Relativity 1: Special Theory of Relativity
This first theory published by Einstein in 1905 showed that nothing can move faster than the speed of light, and that observations of events are relative. One could experience the same event in a different way from another person, depending on where the people are compared to the initial occurrence. The theory deals with time dilation (the clocks tick slower), length contraction (things get shorter) as well as changes in mass and energy of objects travelling at the speed of light.
The special theory of relativity also has laid the basis for the most important theory Einstein ever put forward. This theory has had a large impact on the ideas people had of the Universe: the General Theory of Relativity.
Nothing can move faster
than the speed of light.
The speed of light has a crucial role in the Theory of Relativity,
the theory says that nothing can move faster than the speed of light.
The strange impacts of this becomes clear with the following examples:
A boy throws a snowball in the direction of a person on a bike, the
ball is thrown with a velocity of 20 km/hour, cyclist is riding in the
direction of the boy, his speed of 30 km/hour.

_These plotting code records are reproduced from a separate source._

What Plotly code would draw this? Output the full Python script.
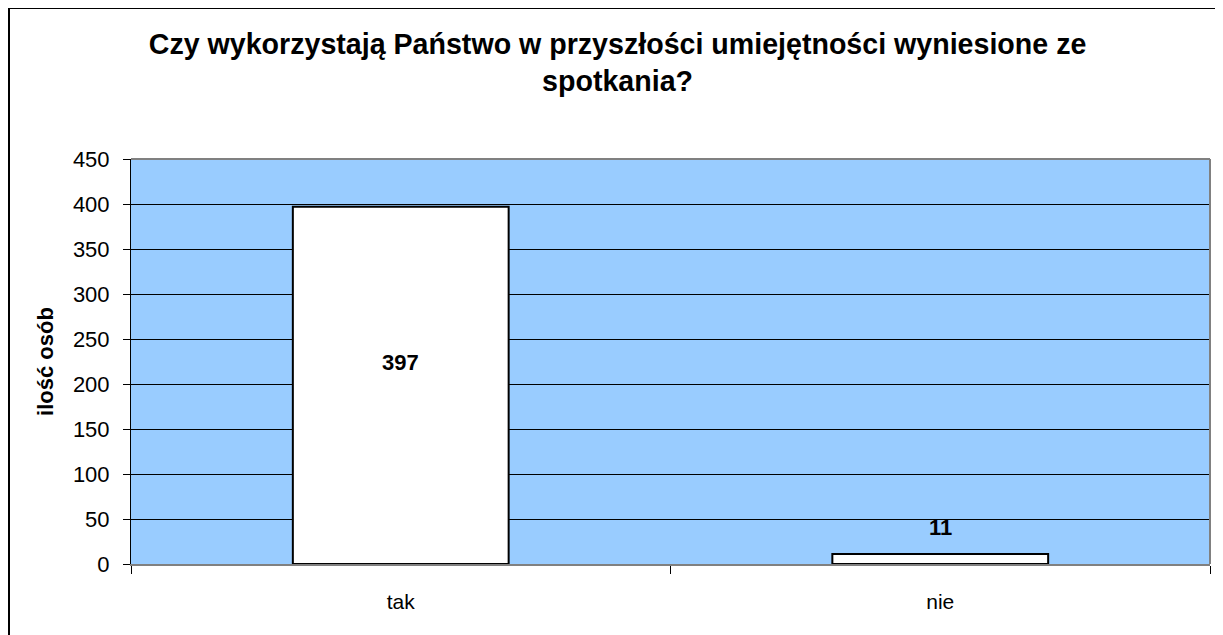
import plotly.graph_objects as go

categories = ["tak", "nie"]
values = [397, 11]
label_inside = [True, False]
y_ticks = [0, 50, 100, 150, 200, 250, 300, 350, 400, 450]

# page has an 8px body margin; figure drawn from page (8, 8)
W, H = 1215, 627
L, R, T, B = 123, 13, 151, 71
pw, ph = W - L - R, H - T - B

def px_x(x):
    return (x - L) / pw

def px_y(y):
    return (H - B - y) / ph

FONT = "Liberation Sans, Arial, sans-serif"

fig = go.Figure()
fig.add_trace(go.Bar(
    x=categories, y=values,
    width=0.4,
    marker=dict(color="white", line=dict(color="black", width=2)),
))

annotations = []
for c, v, inside in zip(categories, values, label_inside):
    if inside:
        annotations.append(dict(x=c, y=v / 2, xref="x", yref="y", text=f"<b>{v}</b>",
                                showarrow=False, yanchor="middle", yshift=23,
                                font=dict(family=FONT, size=22, color="black")))
    else:
        annotations.append(dict(x=c, y=v, xref="x", yref="y", text=f"<b>{v}</b>",
                                showarrow=False, yanchor="bottom", yshift=12,
                                font=dict(family=FONT, size=22, color="black")))

fig.update_layout(
    width=W, height=H,
    margin=dict(l=L, r=R, t=T, b=B),
    paper_bgcolor="white",
    plot_bgcolor="#99CCFF",
    showlegend=False,
    font=dict(family=FONT, color="black"),
    title=dict(
        text="<b>Czy wykorzystają Państwo w przyszłości umiejętności wyniesione ze<br>spotkania?</b>",
        x=0.5017, xanchor="center", y=1 - 46 / H, yanchor="middle",
        font=dict(family=FONT, size=28.6, color="black"),
    ),
    xaxis=dict(
        type="category",
        tickson="boundaries",
        ticks="outside", ticklen=8, tickcolor="black", tickwidth=1,
        ticklabelstandoff=18,
        showgrid=False,
        showline=True, linecolor="#808080", linewidth=2,
        tickfont=dict(size=21),
        range=[-0.5, 1.5],
    ),
    yaxis=dict(
        range=[0, 450],
        tickvals=y_ticks,
        ticks="outside", ticklen=7, tickcolor="black",
        ticklabelstandoff=9,
        showgrid=True, gridcolor="black", gridwidth=1,
        showline=True, linecolor="black", linewidth=1,
        zeroline=False,
        tickfont=dict(size=22),
        title=dict(text="<b>ilość osób</b>", font=dict(size=22), standoff=13),
    ),
    annotations=annotations,
    shapes=[
        dict(type="rect", xref="paper", yref="paper",
             x0=px_x(1), x1=px_x(W + 20), y0=px_y(H + 20), y1=px_y(0),
             line=dict(color="black", width=2), layer="below"),
        dict(type="line", xref="paper", yref="paper", x0=0, x1=1, y0=1, y1=1,
             line=dict(color="#808080", width=2)),
        dict(type="line", xref="paper", yref="paper", x0=1, x1=1, y0=0, y1=1,
             line=dict(color="#808080", width=2)),
    ],
)

fig.write_html("out.html")
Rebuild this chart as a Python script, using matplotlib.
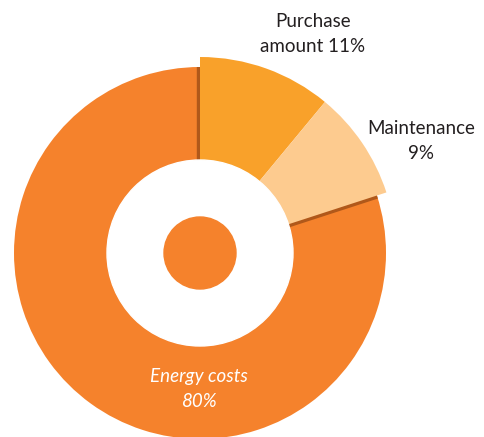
import matplotlib.pyplot as plt
from matplotlib.patches import Circle
import numpy as np

# cost shares (%), drawn clockwise from 12 o'clock
categories = ['Purchase amount', 'Maintenance', 'Energy costs']
shares = [11, 9, 80]
colors = ['#F9A12A', '#FDCB8F', '#F5822C']
brown = '#B0581A'

W, H = 485, 437
fig = plt.figure(figsize=(W / 100, H / 100), dpi=100)
ax = fig.add_axes([0, 0, 1, 1])

# work in pixel units, y measured up from the bottom
cx, cy = 200, H - 253
r = 186

wedges, _ = ax.pie(shares, colors=colors, startangle=90, counterclock=False,
                   radius=r, center=(cx, cy), frame=True,
                   wedgeprops=dict(linewidth=0))
ax.set_xlim(0, W)
ax.set_ylim(0, H)
ax.set_aspect('equal')
ax.axis('off')

# the two small slices stick out a bit further
for w in wedges[:2]:
    w.set_radius(r + 10)
    w.set_zorder(3)
wedges[2].set_zorder(1)

# dark edges on both ends of the energy slice
for ang in (wedges[2].theta1, wedges[2].theta2):
    a = np.deg2rad(ang)
    ax.plot([cx, cx + r * np.cos(a)], [cy, cy + r * np.sin(a)],
            color=brown, lw=4.6, solid_capstyle='butt', zorder=2)

ax.add_patch(Circle((cx, cy), 93, color='white', zorder=4))
ax.add_patch(Circle((cx, cy), 36, color=colors[2], zorder=5))

font = 'Lato'
fs = 13.5
ax.text(313, H - 34, f'Purchase\namount {shares[0]}%', ha='center', va='center',
        fontsize=fs, family=font, color='#231F20', linespacing=1.55, zorder=6)
ax.text(421, H - 141, f'Maintenance\n{shares[1]}%', ha='center', va='center',
        fontsize=fs, family=font, color='#231F20', linespacing=1.55, zorder=6)
ax.text(199, H - 389, f'Energy costs\n{shares[2]}%', ha='center', va='center',
        fontsize=fs, family=font, style='italic', color='white',
        linespacing=1.55, zorder=6)

plt.savefig('out.png', dpi=100)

The cyclist will in that
case see the ball coming towards him with a velocity of 50 km/hour.
In case the boy would have thrown the ball to the cyclist, while this
one was riding away from the boy, then the ball would hit the cyclist with
a velocity of 10 km/hour. All this is in accordance with Newtonian Mechanics,
which deals with velocities of everyday magnitude.
Suppose that an
electron travels through the Universe at a velocity of 200,000 km/s, and
that it sends a flash of light to the Earth with a speed of 300,000 km per
second.
The light approaches the Earth in all cases with a speed of 300,000
km per second, regardless the velocity or direction of movement of
the electron. As these high velocities (near the speed of light) the Newtonian
Laws are not applicable.
Observations of events
are relative
According to the theory of Einstein, all observers will automatically
measure identical speeds of light. This has bizarre results, which is mostly explained with the following
example (of Einstein himself):
Suppose somebody outside the train standing in a station, sees
a flash of light in the middle of a train riding along at the very high speed.
As the train is moving, he will see the light a fraction sooner in the
back of the train than in the front.
Somebody inside the train sees the same flashlight, however
he sees the light travelling at exactly the same speed to the back and
the front of the train. The distance of the flash of light to the front and
the back are equal, therefor back and front will be lighted-up at the same
time.
The conclusion one can derive from this that an event, which is experienced by somebody at the same time, may be experienced by somebody else at different time intervals.